Jonny Stewart

Personal information
- Date of birth: 12 February 1990 (age 35)
- Place of birth: Scotland
- Position(s): Midfielder

Team information
- Current team: Bonnyrigg Rose (manager)

Youth career
- Heart of Midlothian

Senior career*
- Years: Team / Apps / (Gls)
- 2009–2012: Heart of Midlothian / 2 / (0)
- 2010–2011: → Dundee (loan) / 10 / (0)
- 2012: → Raith Rovers (loan) / 4 / (0)
- 2012–2013: Brechin City / 31 / (0)
- 2013–2014: East Fife / 26 / (0)
- 2014–2024: Bonnyrigg Rose Athletic / 80 / (1)
- 2024–2025: Tranent

Managerial career
- 2024–2025: Tranent
- 2025–: Bonnyrigg Rose

= Jonny Stewart =

Scottish footballer

Jonathan Stewart (born 12 February 1990) is a Scottish professional footballer who is currently manager of Lowland League club Bonnyrigg Rose.
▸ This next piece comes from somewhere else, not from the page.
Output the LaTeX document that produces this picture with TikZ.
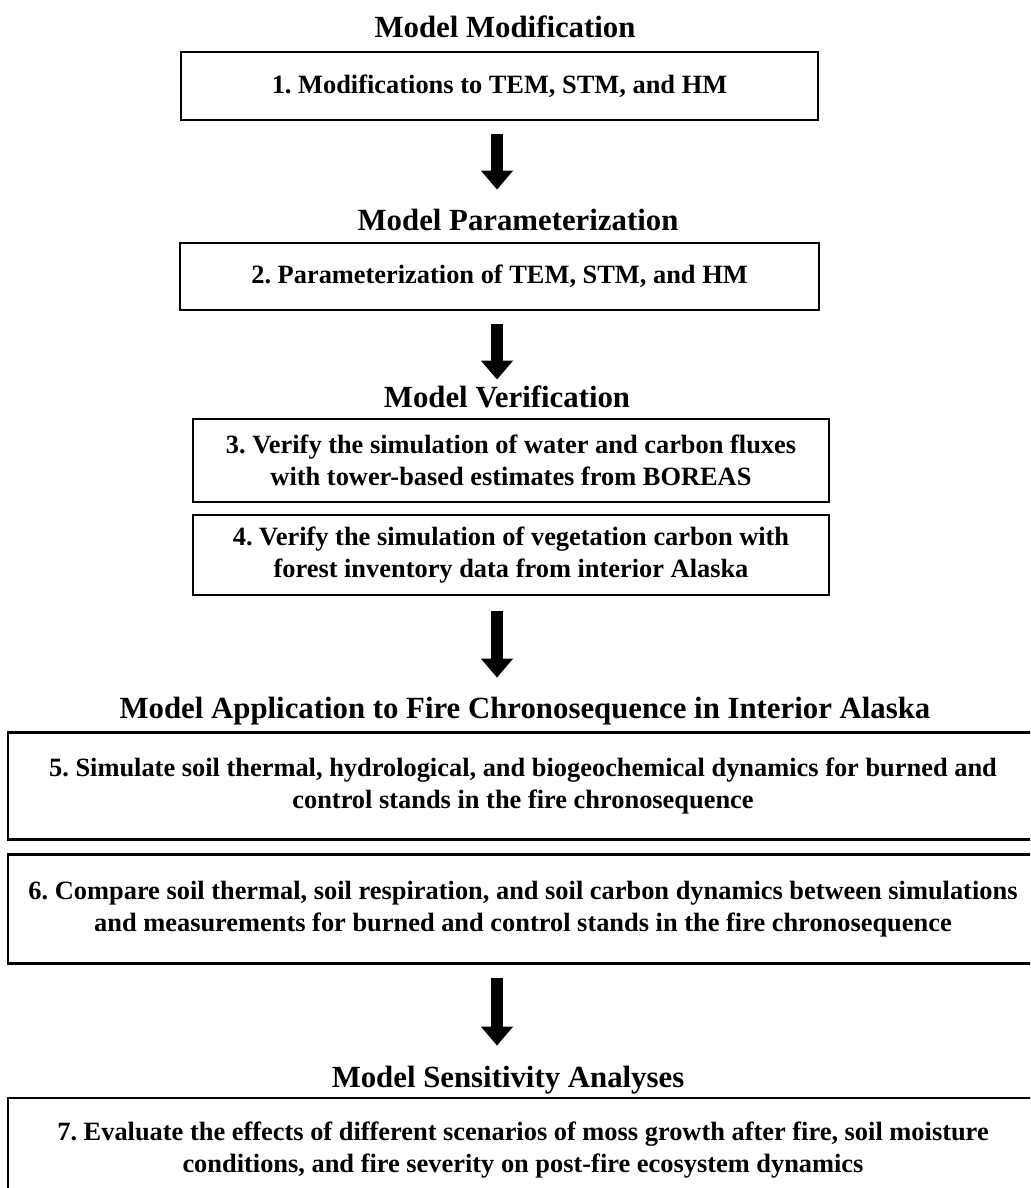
\documentclass[tikz,border=0pt]{standalone}
\usepackage{fontspec}
\setmainfont{Liberation Serif}
\usetikzlibrary{arrows.meta}
\frenchspacing

\begin{document}
\begin{tikzpicture}[
    x=0.5pt, y=-0.5pt,
    box/.style={draw, line width=1.1pt, align=center, inner sep=0pt, font=\bfseries\fontsize{13.2}{16}\selectfont},
    title/.style={anchor=base, inner sep=0pt, text height=11pt, font=\bfseries\fontsize{15.4}{18}\selectfont},
    arrow/.style={-{Triangle[width=15.5pt, length=9.5pt]}, line width=6pt, shorten <=6.5pt}
]
\useasboundingbox (0,0) rectangle (1030,1188);
\clip (0,0) rectangle (1030,1188);
\coordinate (axis) at (497,0);

\node[title] (t1) at (505,38) {Model Modification};
\node[box, minimum width=318.5pt, minimum height=34pt] (b1) at (499.5,86) {1. Modifications to TEM, STM, and HM};

\node[title] (t2) at (518,230) {Model Parameterization};
\node[box, minimum width=319.5pt, minimum height=33.5pt] (b2) at (499.5,276.5) {2. Parameterization of TEM, STM, and HM};

\node[title] (t3) at (507,407) {Model Verification};
\node[box, minimum width=318pt, minimum height=41.5pt] (b3) at (511,460.5)
    {3. Verify the simulation of water and carbon fluxes\\with tower-based estimates from BOREAS};
\node[box, minimum width=318pt, minimum height=40pt] (b4) at (511,555)
    {4. Verify the simulation of vegetation carbon with\\forest inventory data from interior Alaska};

\node[title] (t4) at (525,718) {Model Application to Fire Chronosequence in Interior Alaska};
\node[box, minimum width=515pt, minimum height=53.5pt] (b5) at (523,786)
    {5. Simulate soil thermal, hydrological, and biogeochemical dynamics for burned and\\control stands in the fire chronosequence};
\node[box, minimum width=515pt, minimum height=54.5pt] (b6) at (523,909)
    {6. Compare soil thermal, soil respiration, and soil carbon dynamics between simulations\\and measurements for burned and control stands in the fire chronosequence};

\node[title] (t5) at (508,1087) {Model Sensitivity Analyses};
\node[box, minimum width=515pt, minimum height=52pt] (b7) at (523,1150)
    {7. Evaluate the effects of different scenarios of moss growth after fire, soil moisture\\conditions, and fire severity on post-fire ecosystem dynamics};

\draw[arrow, shorten >=9pt] (b1.south -| axis) -- (t2.north -| axis);
\draw[arrow, shorten >=2.5pt] (b2.south -| axis) -- (t3.north -| axis);
\draw[arrow, shorten <=7.5pt, shorten >=9pt] (b4.south -| axis) -- (t4.north -| axis);
\draw[arrow, shorten >=9.5pt] (b6.south -| axis) -- (t5.north -| axis);
\end{tikzpicture}
\end{document}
He has previously played in the Scottish Premier League for Heart of Midlothian and in the Scottish Professional Football League for several clubs.

==Career==

===Hearts===
Stewart graduated from the Hearts youth academy, captaining their under-19 team. He signed his first professional contract with the club in 2006. He made his professional for Hearts on 24 May 2009, in the 0–0 away draw with Celtic replacing Marius Žaliūkas as a substitute in the 80th minute.

He made one more appearance the following season on 26 September 2009 as a 90th-minute substitute against Hamilton Academical, before being sent on loan to Dundee. On his return he was an unused substitute on several occasions and in March 2012 he was sent out on loan again to Raith Rovers.

===Dundee (loan)===
In October 2010, Stewart played a trial match for Greenock Morton with a view to signing on loan. However, he went on to join Dundee on loan. He made his debut on 14 December 2010 as a substitute against Cowdenbeath. In all he made 11 appearances before returning to Hearts in March.

===Raith Rovers (loan)===
On 2 March 2012, Stewart joined Scottish First Division side Raith Rovers on loan until the end of the season.

===After Hearts===
Stewart signed for Brechin City after his release from Hearts in the summer of 2012 then moved to East Fife the following season. He joined Junior side Bonnyrigg Rose Athletic in the summer of 2014. Stewart moved to Tranent in 2024 and was announced as player/manager on 3 September.